The reality is that being heavy in mainstream North American culture is stigmatized and this stigma, I believe, is the most acutely experienced in women. I have had men I respect deeply admit that they feel they are really open about the appearances of the women they date, with the exception of weight. They do not think they could date someone heavy. These men are brave and I admire them for being so forthright about this, but it's pretty heartbreaking. I cannot count the number of stories women, who have been told they are heavy and or believe themselves to be heavy, have told me about how they have been treated poorly on dating websites, on dates, in the workplace, in their families, and even at doctor's offices.

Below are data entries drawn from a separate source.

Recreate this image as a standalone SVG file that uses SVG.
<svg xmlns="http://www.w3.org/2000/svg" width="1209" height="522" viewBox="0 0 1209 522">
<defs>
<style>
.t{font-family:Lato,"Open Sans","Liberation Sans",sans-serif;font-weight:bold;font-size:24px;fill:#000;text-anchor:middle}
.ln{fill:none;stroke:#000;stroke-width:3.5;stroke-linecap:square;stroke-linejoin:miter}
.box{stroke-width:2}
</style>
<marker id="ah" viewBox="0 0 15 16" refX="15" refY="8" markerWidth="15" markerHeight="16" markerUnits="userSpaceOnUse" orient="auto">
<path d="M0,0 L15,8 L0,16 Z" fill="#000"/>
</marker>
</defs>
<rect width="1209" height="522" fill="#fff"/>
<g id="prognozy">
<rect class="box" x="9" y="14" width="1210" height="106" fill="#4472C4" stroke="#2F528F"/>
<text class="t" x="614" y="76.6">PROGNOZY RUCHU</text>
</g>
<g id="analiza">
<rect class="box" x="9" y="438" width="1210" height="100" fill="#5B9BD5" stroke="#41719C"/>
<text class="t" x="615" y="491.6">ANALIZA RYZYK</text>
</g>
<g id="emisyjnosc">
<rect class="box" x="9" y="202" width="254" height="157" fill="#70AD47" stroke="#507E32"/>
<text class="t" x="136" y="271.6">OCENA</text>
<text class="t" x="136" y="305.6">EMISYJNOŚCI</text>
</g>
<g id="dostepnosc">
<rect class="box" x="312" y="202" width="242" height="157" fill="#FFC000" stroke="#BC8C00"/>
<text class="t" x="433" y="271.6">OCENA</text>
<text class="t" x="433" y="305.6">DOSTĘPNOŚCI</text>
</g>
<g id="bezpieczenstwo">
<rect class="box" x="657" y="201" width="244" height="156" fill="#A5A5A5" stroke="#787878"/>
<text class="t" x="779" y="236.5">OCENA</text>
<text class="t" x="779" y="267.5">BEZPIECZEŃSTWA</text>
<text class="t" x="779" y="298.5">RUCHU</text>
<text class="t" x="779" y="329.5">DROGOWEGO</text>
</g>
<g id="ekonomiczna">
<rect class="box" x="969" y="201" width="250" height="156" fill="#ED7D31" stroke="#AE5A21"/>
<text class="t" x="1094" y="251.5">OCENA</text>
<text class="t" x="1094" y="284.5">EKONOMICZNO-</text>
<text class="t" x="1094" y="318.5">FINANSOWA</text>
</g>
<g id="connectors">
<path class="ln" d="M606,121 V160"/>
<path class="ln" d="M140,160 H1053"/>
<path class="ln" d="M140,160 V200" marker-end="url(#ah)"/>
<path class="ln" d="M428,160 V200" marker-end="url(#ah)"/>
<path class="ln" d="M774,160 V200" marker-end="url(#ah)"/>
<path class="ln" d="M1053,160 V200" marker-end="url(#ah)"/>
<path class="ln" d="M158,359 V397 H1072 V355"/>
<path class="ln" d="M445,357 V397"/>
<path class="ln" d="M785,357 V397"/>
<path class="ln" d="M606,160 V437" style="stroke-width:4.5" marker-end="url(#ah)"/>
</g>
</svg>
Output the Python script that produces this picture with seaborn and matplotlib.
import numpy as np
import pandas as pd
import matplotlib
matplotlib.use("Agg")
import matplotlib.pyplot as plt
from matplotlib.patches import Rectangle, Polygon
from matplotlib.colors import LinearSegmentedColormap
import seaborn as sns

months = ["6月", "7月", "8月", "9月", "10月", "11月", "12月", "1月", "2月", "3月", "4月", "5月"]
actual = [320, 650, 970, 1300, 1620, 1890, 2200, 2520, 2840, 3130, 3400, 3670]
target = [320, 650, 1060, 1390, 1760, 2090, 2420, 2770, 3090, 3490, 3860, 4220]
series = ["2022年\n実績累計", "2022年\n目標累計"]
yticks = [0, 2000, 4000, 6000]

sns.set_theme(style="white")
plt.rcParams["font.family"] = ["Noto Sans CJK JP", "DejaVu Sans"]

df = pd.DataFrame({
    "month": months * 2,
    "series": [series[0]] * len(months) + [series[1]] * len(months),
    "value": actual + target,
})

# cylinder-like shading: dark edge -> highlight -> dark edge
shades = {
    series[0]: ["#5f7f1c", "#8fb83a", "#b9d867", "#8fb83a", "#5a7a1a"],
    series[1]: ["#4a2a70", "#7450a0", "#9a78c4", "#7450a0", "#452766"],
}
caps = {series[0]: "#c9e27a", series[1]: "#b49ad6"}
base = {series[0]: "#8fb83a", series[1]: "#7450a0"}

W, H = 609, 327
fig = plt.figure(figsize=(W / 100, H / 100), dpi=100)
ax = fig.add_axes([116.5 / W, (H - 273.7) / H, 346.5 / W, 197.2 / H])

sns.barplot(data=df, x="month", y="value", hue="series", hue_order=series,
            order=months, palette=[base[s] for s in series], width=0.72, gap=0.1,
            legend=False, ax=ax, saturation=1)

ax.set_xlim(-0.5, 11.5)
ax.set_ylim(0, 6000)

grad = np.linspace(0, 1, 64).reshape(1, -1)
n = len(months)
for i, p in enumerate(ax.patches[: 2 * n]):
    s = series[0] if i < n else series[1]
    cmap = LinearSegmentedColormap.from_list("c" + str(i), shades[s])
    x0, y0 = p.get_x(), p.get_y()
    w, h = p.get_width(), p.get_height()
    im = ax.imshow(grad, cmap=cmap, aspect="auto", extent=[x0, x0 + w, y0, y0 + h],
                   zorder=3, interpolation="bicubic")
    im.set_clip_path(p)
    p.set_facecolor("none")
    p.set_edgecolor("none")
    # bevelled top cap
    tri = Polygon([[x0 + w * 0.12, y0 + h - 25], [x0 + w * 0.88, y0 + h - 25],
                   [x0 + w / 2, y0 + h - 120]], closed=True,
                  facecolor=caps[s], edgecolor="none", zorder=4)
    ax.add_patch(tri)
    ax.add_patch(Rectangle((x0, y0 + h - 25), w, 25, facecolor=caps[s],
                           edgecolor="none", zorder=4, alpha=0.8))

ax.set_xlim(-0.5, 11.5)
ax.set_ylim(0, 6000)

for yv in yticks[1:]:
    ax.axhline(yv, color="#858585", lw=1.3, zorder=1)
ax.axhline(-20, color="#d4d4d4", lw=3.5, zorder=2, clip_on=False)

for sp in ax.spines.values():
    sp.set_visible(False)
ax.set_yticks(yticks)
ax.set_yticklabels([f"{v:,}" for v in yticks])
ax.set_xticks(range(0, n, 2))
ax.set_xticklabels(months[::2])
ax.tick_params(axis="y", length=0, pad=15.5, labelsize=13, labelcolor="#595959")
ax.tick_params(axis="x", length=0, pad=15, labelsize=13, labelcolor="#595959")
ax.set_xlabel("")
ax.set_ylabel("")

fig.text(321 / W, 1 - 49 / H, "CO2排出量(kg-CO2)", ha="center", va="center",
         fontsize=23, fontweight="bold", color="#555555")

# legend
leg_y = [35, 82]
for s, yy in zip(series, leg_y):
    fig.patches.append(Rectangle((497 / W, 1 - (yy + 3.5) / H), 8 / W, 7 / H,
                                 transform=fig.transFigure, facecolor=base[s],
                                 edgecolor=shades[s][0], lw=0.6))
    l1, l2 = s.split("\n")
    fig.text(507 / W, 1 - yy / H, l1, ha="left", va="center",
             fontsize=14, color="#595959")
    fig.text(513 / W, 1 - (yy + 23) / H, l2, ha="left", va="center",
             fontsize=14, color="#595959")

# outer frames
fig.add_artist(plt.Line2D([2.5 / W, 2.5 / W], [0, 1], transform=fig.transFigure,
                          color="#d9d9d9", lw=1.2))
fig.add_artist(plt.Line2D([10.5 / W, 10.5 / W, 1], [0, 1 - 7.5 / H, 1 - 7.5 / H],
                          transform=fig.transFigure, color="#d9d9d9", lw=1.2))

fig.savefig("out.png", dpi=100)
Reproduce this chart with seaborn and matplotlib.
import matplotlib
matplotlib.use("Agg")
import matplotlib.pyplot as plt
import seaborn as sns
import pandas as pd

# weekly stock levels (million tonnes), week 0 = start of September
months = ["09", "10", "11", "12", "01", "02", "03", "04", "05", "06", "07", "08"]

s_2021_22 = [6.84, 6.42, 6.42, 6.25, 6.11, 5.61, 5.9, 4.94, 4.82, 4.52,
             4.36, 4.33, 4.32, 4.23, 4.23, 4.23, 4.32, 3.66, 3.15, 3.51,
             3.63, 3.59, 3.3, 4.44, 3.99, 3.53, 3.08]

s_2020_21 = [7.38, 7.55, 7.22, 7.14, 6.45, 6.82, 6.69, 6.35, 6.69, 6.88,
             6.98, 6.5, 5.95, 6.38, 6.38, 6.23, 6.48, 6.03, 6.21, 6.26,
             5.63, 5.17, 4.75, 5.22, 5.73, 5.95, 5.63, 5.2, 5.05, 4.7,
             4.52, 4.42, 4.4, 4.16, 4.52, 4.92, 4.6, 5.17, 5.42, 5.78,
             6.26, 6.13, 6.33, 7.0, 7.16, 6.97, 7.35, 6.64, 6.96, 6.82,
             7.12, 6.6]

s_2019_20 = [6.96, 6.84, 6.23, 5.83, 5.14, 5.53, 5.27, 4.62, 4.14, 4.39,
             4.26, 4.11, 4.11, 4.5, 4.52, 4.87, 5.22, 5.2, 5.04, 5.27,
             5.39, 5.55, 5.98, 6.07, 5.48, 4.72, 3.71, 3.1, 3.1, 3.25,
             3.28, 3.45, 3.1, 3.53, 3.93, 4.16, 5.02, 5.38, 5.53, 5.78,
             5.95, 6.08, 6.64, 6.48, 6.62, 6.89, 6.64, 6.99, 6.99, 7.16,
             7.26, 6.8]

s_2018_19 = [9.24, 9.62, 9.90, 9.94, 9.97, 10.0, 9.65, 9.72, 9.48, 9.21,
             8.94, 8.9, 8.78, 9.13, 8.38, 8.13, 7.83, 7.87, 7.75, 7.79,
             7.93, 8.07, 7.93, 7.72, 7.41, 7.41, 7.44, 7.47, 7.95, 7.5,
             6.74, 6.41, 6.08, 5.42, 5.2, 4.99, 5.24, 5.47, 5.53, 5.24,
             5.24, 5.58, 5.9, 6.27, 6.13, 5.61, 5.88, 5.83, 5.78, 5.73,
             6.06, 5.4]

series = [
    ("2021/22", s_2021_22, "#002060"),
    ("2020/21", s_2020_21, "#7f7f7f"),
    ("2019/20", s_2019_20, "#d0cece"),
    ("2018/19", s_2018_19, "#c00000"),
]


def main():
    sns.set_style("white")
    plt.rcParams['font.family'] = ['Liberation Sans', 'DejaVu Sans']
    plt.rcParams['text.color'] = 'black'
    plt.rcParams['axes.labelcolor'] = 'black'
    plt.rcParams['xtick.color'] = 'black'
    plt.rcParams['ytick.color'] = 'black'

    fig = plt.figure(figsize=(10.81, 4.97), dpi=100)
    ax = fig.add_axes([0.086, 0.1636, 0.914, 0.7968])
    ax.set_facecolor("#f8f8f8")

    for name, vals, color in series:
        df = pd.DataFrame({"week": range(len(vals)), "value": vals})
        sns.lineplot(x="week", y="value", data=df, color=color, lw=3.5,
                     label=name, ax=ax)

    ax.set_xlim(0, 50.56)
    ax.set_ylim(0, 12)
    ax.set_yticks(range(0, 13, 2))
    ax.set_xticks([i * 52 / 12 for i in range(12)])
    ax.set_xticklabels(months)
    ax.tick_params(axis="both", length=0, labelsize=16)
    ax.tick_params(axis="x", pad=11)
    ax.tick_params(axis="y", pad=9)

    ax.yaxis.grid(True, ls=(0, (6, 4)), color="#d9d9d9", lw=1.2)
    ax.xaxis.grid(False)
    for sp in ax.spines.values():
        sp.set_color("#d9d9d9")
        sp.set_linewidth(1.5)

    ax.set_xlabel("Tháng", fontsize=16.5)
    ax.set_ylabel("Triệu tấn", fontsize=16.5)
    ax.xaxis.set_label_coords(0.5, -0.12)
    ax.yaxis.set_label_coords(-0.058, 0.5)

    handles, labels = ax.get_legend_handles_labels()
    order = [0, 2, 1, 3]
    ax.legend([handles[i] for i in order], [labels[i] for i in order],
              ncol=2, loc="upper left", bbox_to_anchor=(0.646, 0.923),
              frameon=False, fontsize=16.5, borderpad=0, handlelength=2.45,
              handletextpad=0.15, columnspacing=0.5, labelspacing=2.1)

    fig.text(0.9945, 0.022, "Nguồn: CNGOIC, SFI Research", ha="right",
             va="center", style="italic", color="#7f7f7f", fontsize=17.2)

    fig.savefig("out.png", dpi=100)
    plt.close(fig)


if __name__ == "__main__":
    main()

Because of their weight, their bodies somehow become a valid and appropriate topic for conversation and critique.

There are multiple studies, focused in North America, that illustrate that women who are perceived as heavy face barriers in the workplace as well as in their dating lives. Now thinness is not the paramount of beauty worldwide and I think it's important to note that thin women in many cultural contexts are treated as less desirable, much like heavier woman are treated in the United States. This post is discussing heavier women in the United States, but points to the larger global issue of how women's bodies are culturally co-opted and forced to fit into beauty standards that separate us from each other, making some women part of the "in" group and some women part of the "out" group, which of course can leave all of us with a diminished sense of self worth and a compromised sense of sisterhood. It's also critical to note that this standard of thinness also creates a culture of discontent and body cruelty for women who would not, by others, be considered heavy. This beauty standard harms us all.

As I reflect on the issues of weight in the light of International Women's Day, I cannot help but offer a genuine prayer and call for each of us, whether we are the women or men who are on the heavier end of the spectrum, the man or woman who loves someone who is not thin, the person, whether woman or man, who finds themselves in judgement or revulsion over heavier bodies, or the person who is secretly attracted to people with heavier frames, but is too ashamed to admit it, to work daily to bring forth a paradigm shift when it comes to standards of beauty and desirability that separate us from each other and from ourselves. The reality is that heavier bodies are beautiful too and not just for the sake of being politically correct. Heavier bodies are truly beautiful, just like thin bodies. We interface with the world through our bodies, we are integrally intertwined with our bodies. They are desirable. They are valuable. Most importantly they belong to fellow human beings who have bright minds, big hopes, deep hurts, and a desire for connection. Even when I have my depths of despair moments around the culture of weight in this country and my place in it, I know on a pretty profound level that my body, in all its sizes, is a tremendous gift and that it is a thing of beauty, as I am a thing of beauty. Sadly, I do not think that all women (people) know this.

On this International Women's Day let's treat all women's bodies with respect. Let's do the hard internal and societal work to really understand what it is to love ourselves and others and get out from under this oppressive standard of beauty.